Director: Ric Roman Waugh
Writers: Robert Mark Kamen, Matt Cook and Ric Roman Waugh
Starring: Gerard Butler, Morgan Freeman, Danny Huston
After an assassination attempt on the president (Freeman), Secret Service agent Mike Banning (Butler) is wrongfully accused of orchestrating everything. Now, a man who was once considered the president’s guardian angel (that has fallen), must now somehow escape, evade capture and uncover the truth behind the actual threat behind this assassination attempt and the greater global threat that they pose.
If any of us need definitive proof that profit is by far the biggest motivator and the reason most big budget films exist (we admittedly don’t) then surely the Has Fallen franchise is surely it; Olympus has Fallen (review) was generally accepted as a bit rubbish (and not as good as White House Down) and then London has Fallen (review) was accepted as complete and utter rubbish. Yet they made money, and so inevitably we get another chapter that very few actual film viewers wanted of what has now become quite possibly one of the least expected film trilogies of recent times.
Well, for Angel to be worse than London would in some ways be quite impressive considering just how bad that film is, but the good news is that not only is it an improvement on both of its predecessors, but (and this may well be due to having incredibly low expectations) Angel has Fallen is actually an enjoyable action romp, albeit a very forgettable one with plenty of the usual expected flaws and issues.
This time round it does feel that all involved seem to now accept and be fully aware of what they are making, and so decide to embrace the fact that they are making a lowest-common-denominator action B movie (that just happens to have big names and a big budget) and decide to have some fun.
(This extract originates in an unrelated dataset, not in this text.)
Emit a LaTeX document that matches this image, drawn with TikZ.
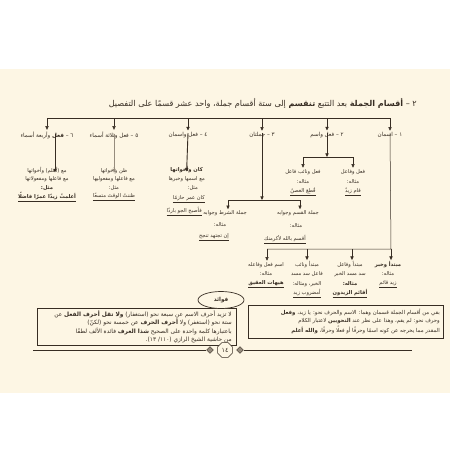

Therefore producing a plot, script and characters that are far stronger and more interesting than the previous two instalments. The standard is still very low of course, but when entered with brain switched firmly to ‘off’, Angel has Fallen is passable entertainment.
The plot may be the key to its (very moderate) ‘success’, as this actually produces a bit more depth to Butler’s protagonist, and we cannot help but route for him and have a little bit more emotional investment in the action set pieces. Though it does feel a little a bit like a John Wick style lazy narrative plot device that our protagonist who seemingly has no one to turn to in fact conveniently does have someone from their past that they can turn to for help (and even more conveniently they have been living off the grid for decades), but the fact it is our protagonist’s dad definitely adds an interesting and rewarding new dynamic to the narrative. What makes this even better is that his dad is played by Nick Nolte, whose voice gets deeper with every film he is in these days. The bickering and reconciliation between the estranged father and son also produce a first for the trilogy; actual genuine attempts at humour that work!
Angel has Fallen is certainly not a great film, or indeed barely a good film, but it is a passable film within its context. This is one of the few times a Gerard Butler character is actually likeable, even though his performance is the usual one-note puffed out cheek, shouty performance he usually provides. There is a plot device that he is suffering from PTSD and various physical ailments (such as a bad back), but though this may be an attempt to make us engage with our protagonist as he is having to overcome even more obstacles, he is still sprightly and completely indestructible if the narrative needs him to be, so that doesn’t really work. This is one of the many inevitably clichéd and predictable moments of the plot, but due to the fact that all involved seem to actually embrace these, they are just about forgivable.
The supporting performances vary; poor old Morgan Freeman has had a tough time as a president; first a giant meteor threatening the earth’s destruction, and now an assassination attempt of which his bodyguard is framed for! He just turns up as Morgan Freeman and delivers a few trademark Morgan Freeman speeches, while Nick Nolte and Danny Huston are the main stars of the film; both actors know exactly what kind of film they are in, and so just enjoy themselves, especially Huston, who suitably chews the scenery and hams everything up to the max as the film’s villain. His actual story and reasons for his actions are very basic and unimaginative, but his scenery chewing makes him an enjoyable villain to watch.
As the plot goes from one loud set piece to another it is all very predictable, but perfectly watchable. The final shoot-out is way too long and does start to feel slightly boring, and if the film had trimmed that down and perhaps shaved 20 minutes off the two-hour running time Angel has Fallen would possibly have got to the dizzy heights of a 6/10. However, despite its many, many flaws Angel has Fallen is still surprisingly passable entertainment.
A film that somehow manages to defy the usual rule of sequels; Angel has Fallen is still ultimately completely forgettable tosh, but it is actually an improvement on its predecessors to at least be (just about) enjoyable tosh.